[Dataset records]

_ _ _ _ _

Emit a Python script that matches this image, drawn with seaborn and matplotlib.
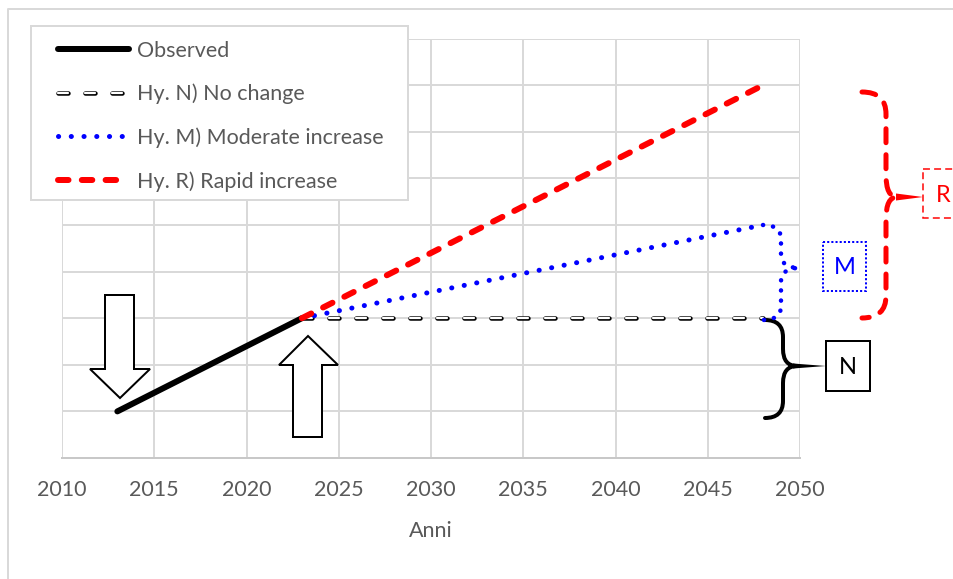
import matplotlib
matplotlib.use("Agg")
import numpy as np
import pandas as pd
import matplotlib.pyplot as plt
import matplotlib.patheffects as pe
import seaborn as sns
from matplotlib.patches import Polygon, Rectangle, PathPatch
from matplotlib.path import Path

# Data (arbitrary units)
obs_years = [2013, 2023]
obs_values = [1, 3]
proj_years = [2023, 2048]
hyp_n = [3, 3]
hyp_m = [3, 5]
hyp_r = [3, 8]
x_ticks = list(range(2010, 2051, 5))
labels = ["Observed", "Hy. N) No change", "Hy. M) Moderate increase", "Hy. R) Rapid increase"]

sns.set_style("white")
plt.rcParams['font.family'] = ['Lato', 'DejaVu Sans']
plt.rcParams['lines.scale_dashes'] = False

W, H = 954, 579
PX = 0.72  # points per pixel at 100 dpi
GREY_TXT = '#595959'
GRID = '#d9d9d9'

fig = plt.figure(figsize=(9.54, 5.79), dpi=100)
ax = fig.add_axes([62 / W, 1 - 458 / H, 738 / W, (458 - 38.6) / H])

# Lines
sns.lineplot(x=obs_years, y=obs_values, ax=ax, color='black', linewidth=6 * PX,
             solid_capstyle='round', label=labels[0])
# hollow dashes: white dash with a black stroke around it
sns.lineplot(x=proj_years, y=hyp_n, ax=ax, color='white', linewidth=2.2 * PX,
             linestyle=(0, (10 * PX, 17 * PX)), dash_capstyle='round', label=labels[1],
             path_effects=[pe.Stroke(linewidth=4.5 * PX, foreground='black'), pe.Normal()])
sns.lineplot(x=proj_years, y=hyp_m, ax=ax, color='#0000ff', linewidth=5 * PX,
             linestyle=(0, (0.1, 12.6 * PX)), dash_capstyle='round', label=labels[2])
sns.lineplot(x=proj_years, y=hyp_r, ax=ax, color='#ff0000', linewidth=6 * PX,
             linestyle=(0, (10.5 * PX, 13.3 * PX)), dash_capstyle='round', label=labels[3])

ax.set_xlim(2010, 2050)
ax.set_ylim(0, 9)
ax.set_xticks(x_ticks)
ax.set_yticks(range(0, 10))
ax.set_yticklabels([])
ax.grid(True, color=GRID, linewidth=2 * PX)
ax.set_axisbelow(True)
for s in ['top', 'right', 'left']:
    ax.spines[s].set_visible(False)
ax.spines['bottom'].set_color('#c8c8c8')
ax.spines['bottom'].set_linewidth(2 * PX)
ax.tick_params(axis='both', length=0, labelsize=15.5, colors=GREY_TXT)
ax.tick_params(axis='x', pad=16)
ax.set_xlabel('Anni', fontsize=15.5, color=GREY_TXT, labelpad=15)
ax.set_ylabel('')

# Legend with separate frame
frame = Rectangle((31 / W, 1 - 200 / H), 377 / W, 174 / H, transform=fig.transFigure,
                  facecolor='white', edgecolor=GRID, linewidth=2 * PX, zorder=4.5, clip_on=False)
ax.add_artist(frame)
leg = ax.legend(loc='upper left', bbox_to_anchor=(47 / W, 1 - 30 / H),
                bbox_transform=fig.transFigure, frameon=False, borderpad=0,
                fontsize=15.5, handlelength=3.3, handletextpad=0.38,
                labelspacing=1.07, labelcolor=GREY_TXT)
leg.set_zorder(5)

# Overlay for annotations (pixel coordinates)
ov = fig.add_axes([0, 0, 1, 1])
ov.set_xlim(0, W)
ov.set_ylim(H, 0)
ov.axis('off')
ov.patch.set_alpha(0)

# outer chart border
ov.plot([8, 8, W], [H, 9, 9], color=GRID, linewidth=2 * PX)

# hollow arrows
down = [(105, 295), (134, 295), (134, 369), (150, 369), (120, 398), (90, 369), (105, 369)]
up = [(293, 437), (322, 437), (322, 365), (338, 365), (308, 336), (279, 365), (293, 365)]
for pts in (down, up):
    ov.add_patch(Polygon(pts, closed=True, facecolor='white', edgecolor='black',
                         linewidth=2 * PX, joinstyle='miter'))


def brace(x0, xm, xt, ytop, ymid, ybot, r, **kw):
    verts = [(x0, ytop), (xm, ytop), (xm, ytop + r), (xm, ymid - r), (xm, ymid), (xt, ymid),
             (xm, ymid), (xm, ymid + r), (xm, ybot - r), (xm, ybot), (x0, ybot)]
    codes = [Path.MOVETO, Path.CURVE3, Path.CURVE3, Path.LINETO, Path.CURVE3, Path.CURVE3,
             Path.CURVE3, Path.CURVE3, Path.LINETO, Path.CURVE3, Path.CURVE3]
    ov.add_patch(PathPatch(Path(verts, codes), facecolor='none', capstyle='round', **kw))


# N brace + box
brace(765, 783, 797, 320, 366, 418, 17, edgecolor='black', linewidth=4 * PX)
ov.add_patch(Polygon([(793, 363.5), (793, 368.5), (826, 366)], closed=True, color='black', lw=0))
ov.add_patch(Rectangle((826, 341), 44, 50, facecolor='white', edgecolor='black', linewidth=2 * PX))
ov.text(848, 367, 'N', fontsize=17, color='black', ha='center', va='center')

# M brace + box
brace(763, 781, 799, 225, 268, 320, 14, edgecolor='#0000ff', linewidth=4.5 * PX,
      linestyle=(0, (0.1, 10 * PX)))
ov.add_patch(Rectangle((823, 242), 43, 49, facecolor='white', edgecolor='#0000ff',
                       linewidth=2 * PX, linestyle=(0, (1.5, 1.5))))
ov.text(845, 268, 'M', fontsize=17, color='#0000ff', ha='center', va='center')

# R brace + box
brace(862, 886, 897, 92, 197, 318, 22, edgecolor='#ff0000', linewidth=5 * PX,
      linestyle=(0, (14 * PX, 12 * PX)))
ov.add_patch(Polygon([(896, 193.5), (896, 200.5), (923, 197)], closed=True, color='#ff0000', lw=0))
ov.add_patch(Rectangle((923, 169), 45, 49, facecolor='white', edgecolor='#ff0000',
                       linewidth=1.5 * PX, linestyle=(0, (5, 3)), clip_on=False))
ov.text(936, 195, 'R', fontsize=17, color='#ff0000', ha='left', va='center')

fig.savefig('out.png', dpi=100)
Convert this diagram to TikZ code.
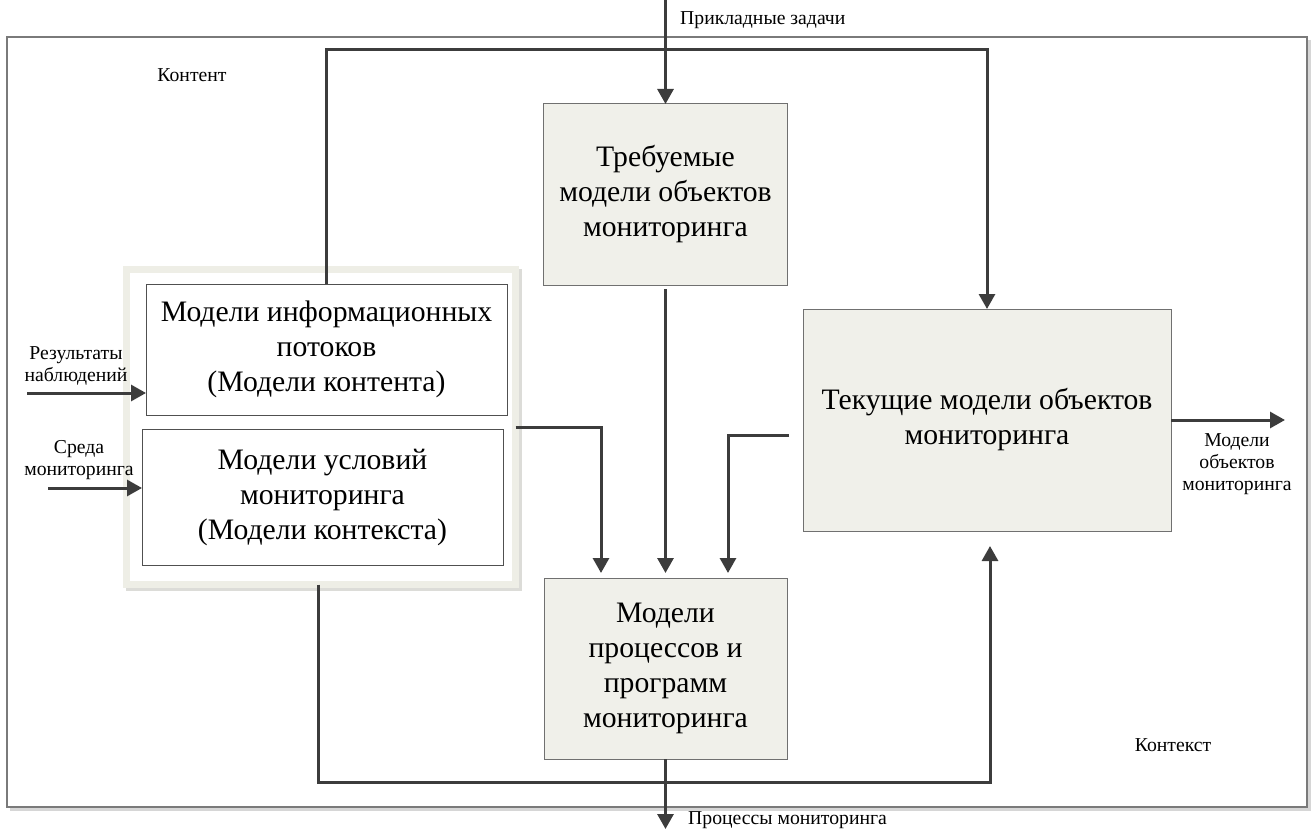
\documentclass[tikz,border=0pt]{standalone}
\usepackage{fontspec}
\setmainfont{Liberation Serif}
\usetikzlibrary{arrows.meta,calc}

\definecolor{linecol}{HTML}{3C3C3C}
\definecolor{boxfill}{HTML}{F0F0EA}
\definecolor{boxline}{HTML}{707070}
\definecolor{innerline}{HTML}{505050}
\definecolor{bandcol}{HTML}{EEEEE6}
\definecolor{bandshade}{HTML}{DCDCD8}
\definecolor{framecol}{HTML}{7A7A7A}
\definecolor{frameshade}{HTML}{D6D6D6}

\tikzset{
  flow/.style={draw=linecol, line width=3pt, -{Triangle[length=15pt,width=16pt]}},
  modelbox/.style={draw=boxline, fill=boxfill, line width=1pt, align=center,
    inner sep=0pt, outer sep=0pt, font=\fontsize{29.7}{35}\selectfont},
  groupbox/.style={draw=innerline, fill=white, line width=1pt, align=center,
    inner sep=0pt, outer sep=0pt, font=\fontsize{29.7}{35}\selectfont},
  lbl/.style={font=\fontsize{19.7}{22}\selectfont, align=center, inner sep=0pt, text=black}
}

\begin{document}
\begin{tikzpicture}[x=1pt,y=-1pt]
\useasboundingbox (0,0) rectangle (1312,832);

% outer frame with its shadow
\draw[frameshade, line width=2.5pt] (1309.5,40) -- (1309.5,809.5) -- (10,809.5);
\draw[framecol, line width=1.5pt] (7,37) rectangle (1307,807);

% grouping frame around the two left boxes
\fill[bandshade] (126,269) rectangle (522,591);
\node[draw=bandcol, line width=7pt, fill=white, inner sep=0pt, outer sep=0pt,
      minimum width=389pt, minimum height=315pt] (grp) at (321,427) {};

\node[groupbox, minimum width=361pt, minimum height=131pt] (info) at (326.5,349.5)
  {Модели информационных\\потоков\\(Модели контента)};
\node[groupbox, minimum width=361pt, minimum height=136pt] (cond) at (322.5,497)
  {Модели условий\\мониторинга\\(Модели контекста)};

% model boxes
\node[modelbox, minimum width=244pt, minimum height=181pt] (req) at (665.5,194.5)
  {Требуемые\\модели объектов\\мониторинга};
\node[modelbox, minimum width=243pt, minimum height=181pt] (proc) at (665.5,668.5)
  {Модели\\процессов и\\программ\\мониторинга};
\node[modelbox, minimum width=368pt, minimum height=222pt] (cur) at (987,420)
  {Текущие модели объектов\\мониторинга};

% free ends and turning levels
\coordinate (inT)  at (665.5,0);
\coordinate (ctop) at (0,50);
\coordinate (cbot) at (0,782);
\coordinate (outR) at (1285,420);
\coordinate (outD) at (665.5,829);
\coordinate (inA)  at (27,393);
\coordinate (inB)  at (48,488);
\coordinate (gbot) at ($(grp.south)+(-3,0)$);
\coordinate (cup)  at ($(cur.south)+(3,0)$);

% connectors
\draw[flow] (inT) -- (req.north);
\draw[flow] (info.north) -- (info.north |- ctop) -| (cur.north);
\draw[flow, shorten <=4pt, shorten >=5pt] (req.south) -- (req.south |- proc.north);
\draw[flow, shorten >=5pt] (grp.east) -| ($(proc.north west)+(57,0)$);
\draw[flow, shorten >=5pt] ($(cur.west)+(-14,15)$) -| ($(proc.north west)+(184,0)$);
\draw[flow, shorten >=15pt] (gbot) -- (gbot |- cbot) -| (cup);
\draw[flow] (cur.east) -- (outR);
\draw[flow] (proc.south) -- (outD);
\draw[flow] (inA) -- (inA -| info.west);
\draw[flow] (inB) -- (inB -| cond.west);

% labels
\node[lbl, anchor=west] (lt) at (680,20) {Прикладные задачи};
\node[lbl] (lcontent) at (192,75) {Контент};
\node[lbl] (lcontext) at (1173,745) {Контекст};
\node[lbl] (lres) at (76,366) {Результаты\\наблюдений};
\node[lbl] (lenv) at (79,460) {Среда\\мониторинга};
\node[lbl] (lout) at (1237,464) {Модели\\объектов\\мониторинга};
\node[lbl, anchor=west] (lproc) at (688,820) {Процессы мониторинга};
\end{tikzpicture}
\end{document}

_ _ _ _ _

Gather every line from the listing above in which "with" appears, and copy those lines.

- **Written answer**
Emit a Python script that matches this image, drawn with seaborn and matplotlib.
# hollow dashes: white dash with a black stroke around it
# Legend with separate frame
% outer frame with its shadow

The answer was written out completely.